Corporate scams are never brought to a speedy conclusion in India because politicians sit over the heads of independent regulators.
These are the issues worth going on a fast for, Anna.
The problem is the government has neatly finessed your group by slipping in things that will make prosecution of the high and mighty difficult; one the other hand, it has put out a red herring in the form of the curtailment of discretionary power of ministries. In reality, as we have pointed out, it has left out the most important areas of discretionary power. So one can expect more corruption, not less.
The only point on which Anna and Co are absolutely right is the exclusion of the PM from the ambit of Lokpal. This is completely wrong, for it not only insulates one individual from corruption charges while he is in power, but it also restricts the Lokpal's ability to go after him when he is not.
Let's be clear: the three malafide clauses relate to the exclusion of the PM, the seven-year limitation on prosecutions, and the decision to exclude past wrongdoing from the Lokpal's ambit. This is a patently transparent move to protect Rahul, Sonia and (the late) Rajiv Gandhi from scrutiny.
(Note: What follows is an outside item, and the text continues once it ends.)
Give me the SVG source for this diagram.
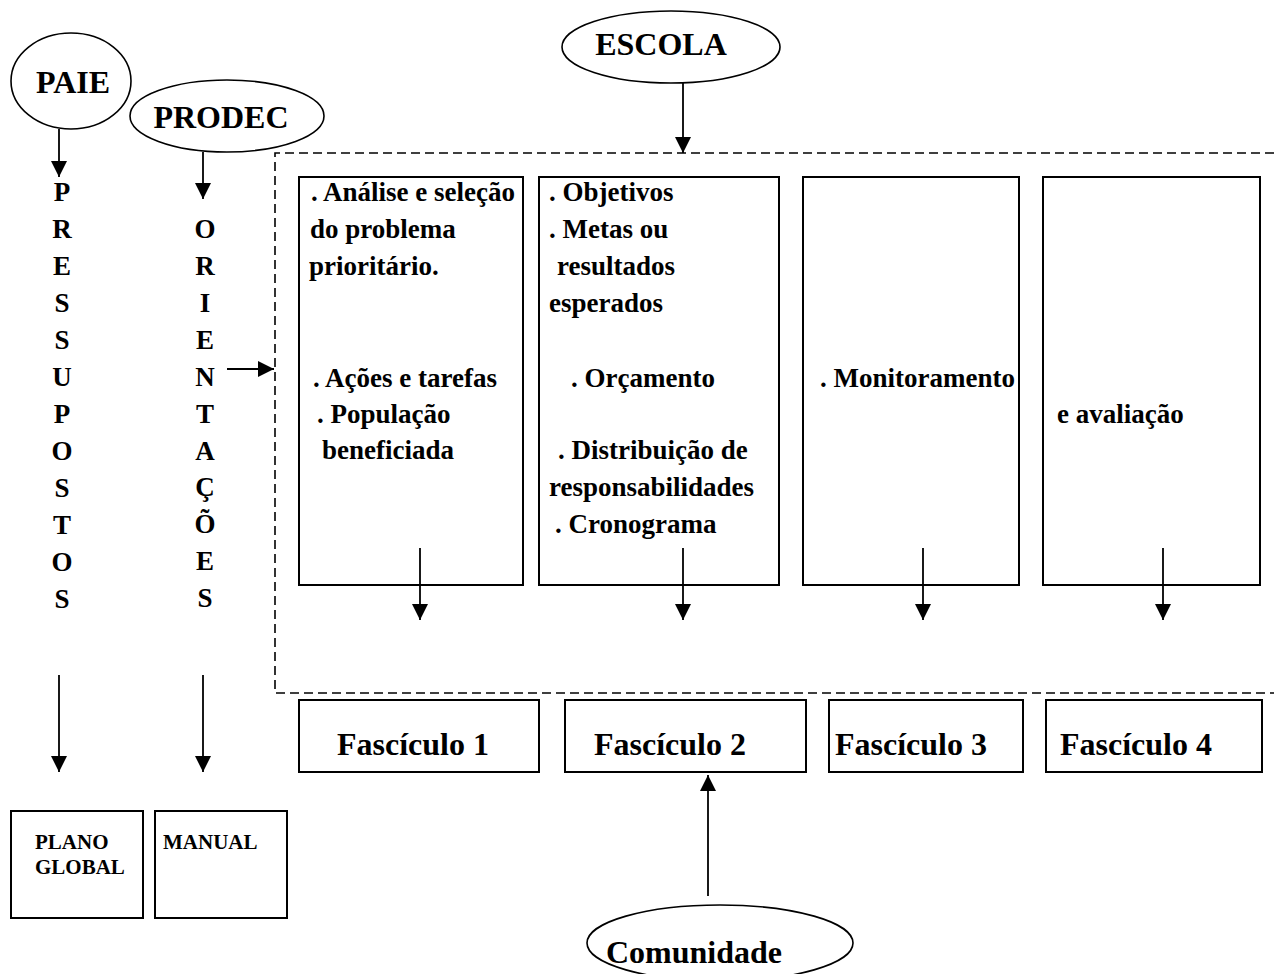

Why? The exclusion of the PM from Lokpal means Rahul Gandhi, if he makes it to PM in 2014, will be free from scrutiny by the Lokpal. So will Rajiv and Sonia Gandhi's Bofors links, including the quiet letting off of Ottavio Quatrocchi - since that would be time-barred by the seven-year ditch.
The need to bring in the PM is proven by the fact that the Karnataka Lokayukta has brought down a sitting chief minister. The Congress is thus eating its cake and having it too. It wants a Karnataka CM brought down, but will not tolerate a Gandhi scion from being subject to the same laws of equal justice.
Anna, there's one more thing. When NGOs with significant government funding can come under the Lokpal, maybe you should insist that Sonia Gandhi's National Advisory Committee, which is government funded, should also come under the Lokpal.